In remarks to the World Federation of United Nations Associations meeting in Seoul, South Korea this week, UN Secretary General Ban Ki-moon highlighted both the urgency and the possibility of nuclear disarmament.

Noting that with the ongoing talks between the U.S. and Russia, “for the first time in a decade, negotiators have agreed to a package of measures that can move the world away from nuclear weapons,” he added, “Now is our time … time to build on this momentum.”

And indeed, momentum IS building around the world. In June the U.S. Conference of Mayors unanimously passed a resolution affirming cities’ role in ending nuclear weapons by 2020. “As long as nuclear weapons exist,” the resolution warns, “cities around the world will be vulnerable to instantaneous devastation on a scale exceeding even that experienced by Hiroshima and Nagasaki in 1945.”

The International Trade Union Confederation and the worldwide Mayors for Peace have launched an international campaign leading up to next May’s UN Review of the Nuclear Non-Proliferation Treaty. Their petition calls for the review to make “strong and clear conclusions” and for all UN member countries to sign the treaty. Others are conducting related activities.

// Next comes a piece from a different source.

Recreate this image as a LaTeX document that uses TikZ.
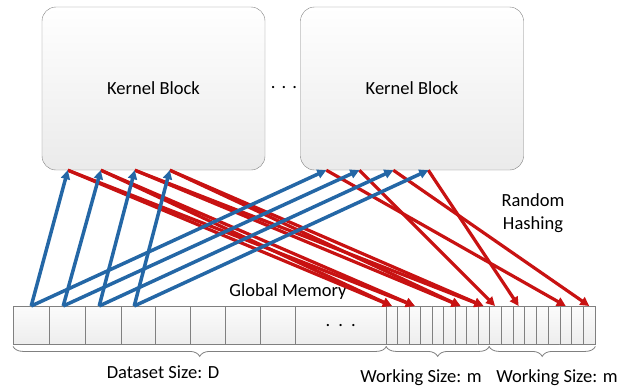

And the broad national United for Peace and Justice coalition has launched a petition commending President Obama’s statement in Prague last spring that “as the only nuclear power to have used a nuclear weapon, the United States has a moral responsibility to act,” and urging him to initiate “good faith multilateral negotiations” to end nuclear weapons “within our lifetimes.”

These campaigns are an excellent springboard for everyone concerned about the world’s continuing closeness to the nuclear brink. Now is the time to act for a nuclear weapons-free future!